Originally indicted in October, Gates changed his plea to guilty on one count of conspiracy against the United States and one count of making false statements to federal agents before the U.S. District Court of the District of Columbia. The pressure only increased on Gates and his former business partner, Paul Manafort, when Mueller's team filed a separate indictment Thursday in Virginia federal court on top of the one handed down four months ago.

Gates was also expected to cooperate with Mueller's investigation like others charged by the special counsel.

Gates' inclusion marks five total people to plead guilty, including three formerly affiliated with Trump's campaign, as well as 22 total people and entities subject to charges by the special counsel.

George Papadopoulos

In October, the former campaign foreign policy adviser admitted to lying to the FBI about when he first started making foreign contacts.

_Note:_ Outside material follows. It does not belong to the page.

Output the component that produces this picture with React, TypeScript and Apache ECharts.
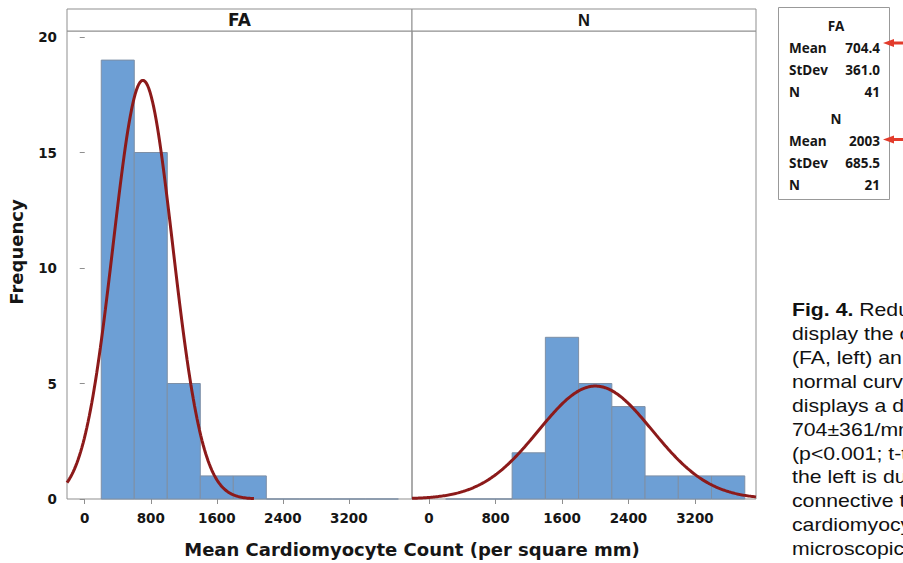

He originally told FBI officials that he started communicating with Russians before he joined the Trump campaign, but Papadopoulos had actually started his contacts after he signed up. Papadopoulos became the first person, known publicly, to cooperate with Mueller.

Michael Flynn

The former national security adviser and Trump aide Flynn plead guilty in December to making false statements to the FBI about his contacts with the then-Russian ambassador to the U.S. Sergei Kislyak. Flynn, who led chants of "lock her up" in reference to Hillary Clinton on the campaign trail in 2016, is presently the highest-ranking member of Trump's administration to face charges in the Russia probe.

Richard Pinedo

On February 16, California native Pinedo plead guilty to identity fraud and agreed to cooperate with Mueller's investigation. Pinedo was accused of opening up bank accounts in his name and then selling them, with at least some of the buyers Russians engaged in interfering in the 2016 election.

Alex van der Zwaan

A Dutch attorney, van der Zwaan's indictment was made public Tuesday and filed February 16. Like Flynn and Papadopoulos before him, he plead guilty to lying to federal agents. Van der Zwaan admitted to lying about a September 2016 conversation with Gates about work for a Ukrainian political party.

Paul Manafort

A former Trump campaign chairman, the longtime Washington lobbyist, like Gates, was charged in October with laundering $75 million in offshore accounts, making false statements and failing to file as agents of a foreign entity. However, Manafort has stuck with his plea of not guilty and on Friday questioned why Gates gave in to the special.

Thirteen Russians and Three Russian entities

The largest indictment released a week ago gave the country its first full account of how Russia started its attempt to influence the American electorate system—beginning in 2014—by employing social media accounts to prop up the campaigns of Trump, U.S. Senator Bernie Sanders and others over Democrat Hillary Clinton.

All told, 13 Russians and three Russian entities, including the Russian state-backed Internet Research Agency, were accused of posing as Americans on social media in order to buy ads online and to set up political rallies around the country. The Kremlin responded by saying the indictment did not have any "substantial evidence of someone interfering in the domestic affairs."